# START OF GIVEN DATA

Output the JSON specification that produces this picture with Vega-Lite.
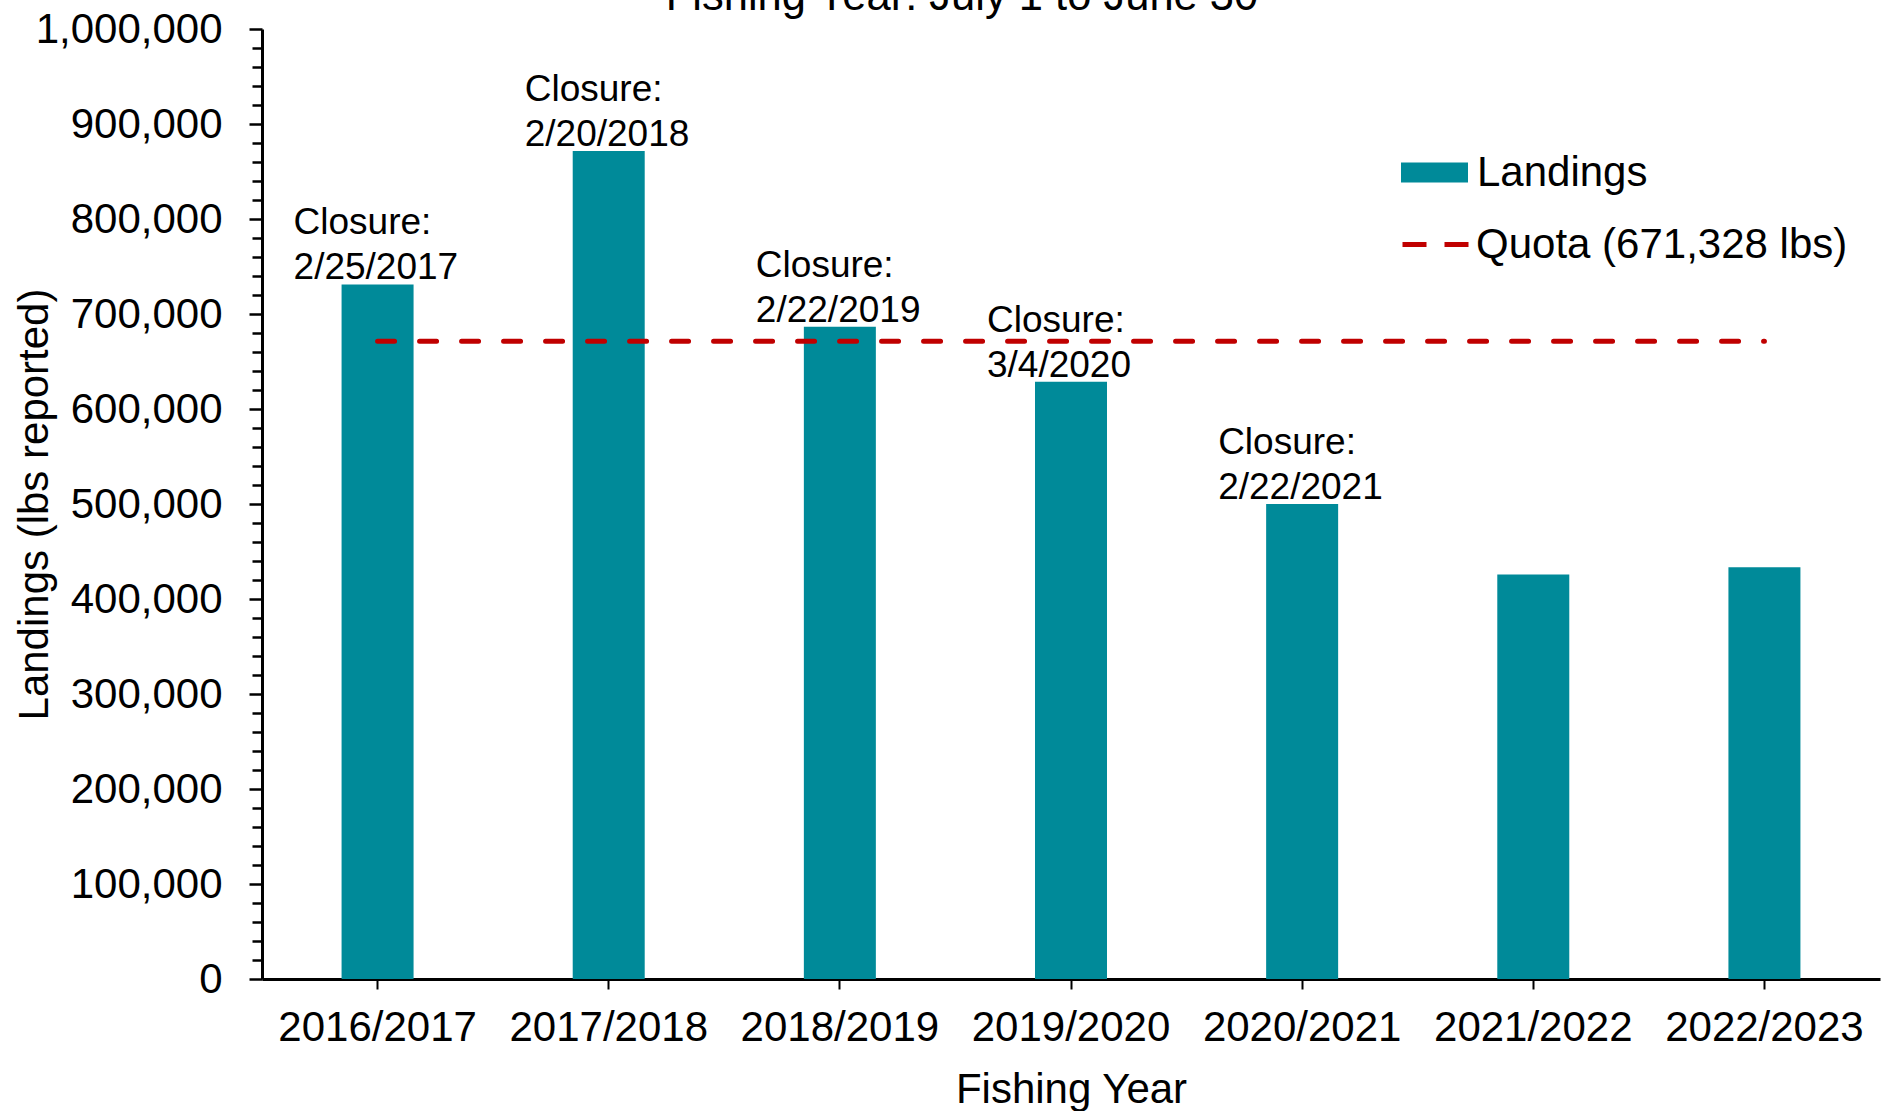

# END OF GIVEN DATA
# START OF GIVEN DATA

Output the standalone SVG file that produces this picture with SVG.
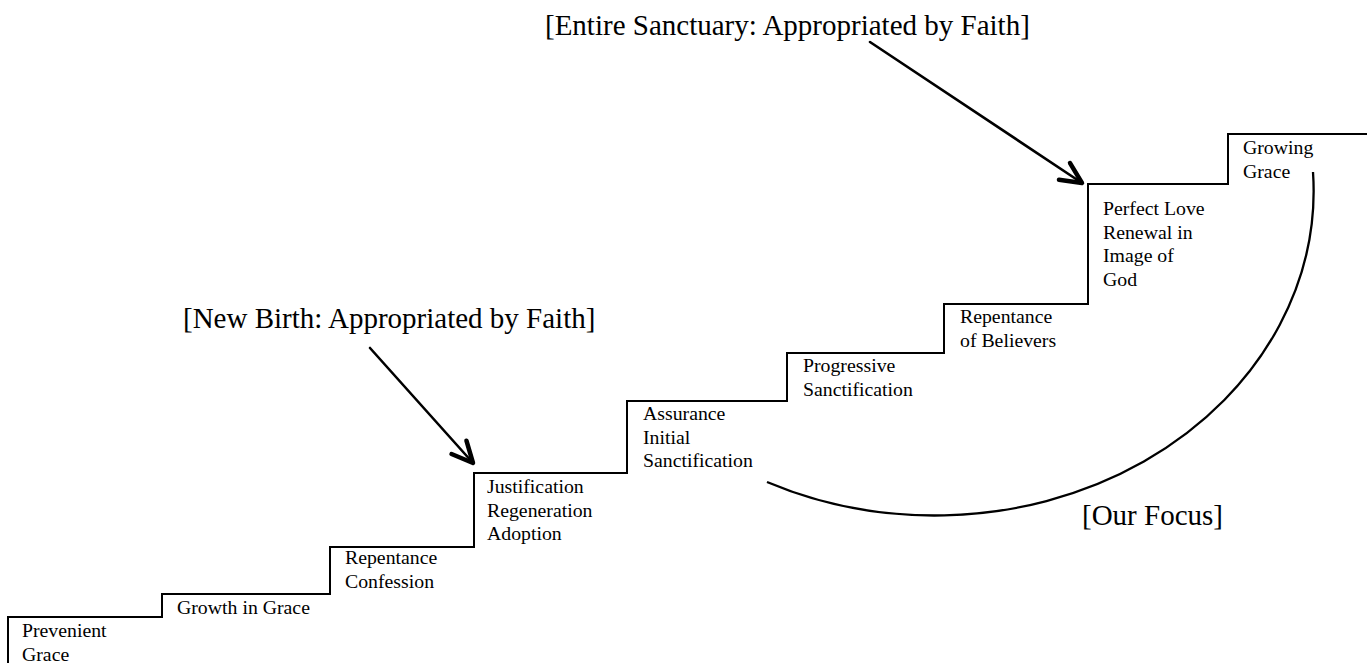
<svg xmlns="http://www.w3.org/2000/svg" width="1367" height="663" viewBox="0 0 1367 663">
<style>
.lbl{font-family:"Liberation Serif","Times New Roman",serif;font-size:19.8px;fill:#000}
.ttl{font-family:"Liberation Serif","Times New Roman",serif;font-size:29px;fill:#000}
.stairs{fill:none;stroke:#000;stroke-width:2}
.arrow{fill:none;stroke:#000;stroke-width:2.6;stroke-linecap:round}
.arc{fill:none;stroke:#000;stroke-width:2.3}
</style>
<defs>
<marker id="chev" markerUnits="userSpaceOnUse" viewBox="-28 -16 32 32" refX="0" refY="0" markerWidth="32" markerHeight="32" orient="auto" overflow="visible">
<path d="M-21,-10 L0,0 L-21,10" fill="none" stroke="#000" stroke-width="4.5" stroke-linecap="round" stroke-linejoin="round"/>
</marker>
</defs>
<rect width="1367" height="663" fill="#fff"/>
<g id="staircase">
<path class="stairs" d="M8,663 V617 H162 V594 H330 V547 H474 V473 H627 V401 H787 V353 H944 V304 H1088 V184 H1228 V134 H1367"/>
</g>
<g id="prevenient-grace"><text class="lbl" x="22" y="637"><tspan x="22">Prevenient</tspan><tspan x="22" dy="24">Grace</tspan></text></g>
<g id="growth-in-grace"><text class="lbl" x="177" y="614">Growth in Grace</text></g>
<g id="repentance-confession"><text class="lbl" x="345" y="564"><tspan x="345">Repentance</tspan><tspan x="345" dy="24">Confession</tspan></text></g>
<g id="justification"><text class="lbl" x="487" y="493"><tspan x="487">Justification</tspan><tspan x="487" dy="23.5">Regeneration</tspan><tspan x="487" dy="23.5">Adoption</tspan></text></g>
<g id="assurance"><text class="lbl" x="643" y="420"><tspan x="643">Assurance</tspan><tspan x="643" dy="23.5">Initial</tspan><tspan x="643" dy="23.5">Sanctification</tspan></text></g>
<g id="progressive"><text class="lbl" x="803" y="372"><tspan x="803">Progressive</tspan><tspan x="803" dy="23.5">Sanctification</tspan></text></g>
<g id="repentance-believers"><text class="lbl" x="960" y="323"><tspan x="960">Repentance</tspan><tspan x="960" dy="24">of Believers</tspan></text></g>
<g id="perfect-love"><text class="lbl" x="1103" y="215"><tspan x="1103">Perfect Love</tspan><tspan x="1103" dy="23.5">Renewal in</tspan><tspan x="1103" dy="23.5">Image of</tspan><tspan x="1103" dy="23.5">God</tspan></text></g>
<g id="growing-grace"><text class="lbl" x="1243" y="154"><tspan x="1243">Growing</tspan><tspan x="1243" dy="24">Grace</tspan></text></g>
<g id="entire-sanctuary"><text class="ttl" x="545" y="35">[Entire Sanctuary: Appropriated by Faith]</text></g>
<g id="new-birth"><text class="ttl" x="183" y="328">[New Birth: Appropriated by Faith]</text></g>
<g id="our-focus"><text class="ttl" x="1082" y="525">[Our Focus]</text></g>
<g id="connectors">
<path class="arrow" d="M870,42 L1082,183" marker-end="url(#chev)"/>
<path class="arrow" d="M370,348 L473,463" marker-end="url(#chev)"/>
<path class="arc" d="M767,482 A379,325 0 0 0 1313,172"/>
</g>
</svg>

# END OF GIVEN DATA

### TASK BRIEF
Find each line with the string "picture" and copy it out.

### OUTPUT OF THE EXERCISE
Output the JSON specification that produces this picture with Vega-Lite.
Output the standalone SVG file that produces this picture with SVG.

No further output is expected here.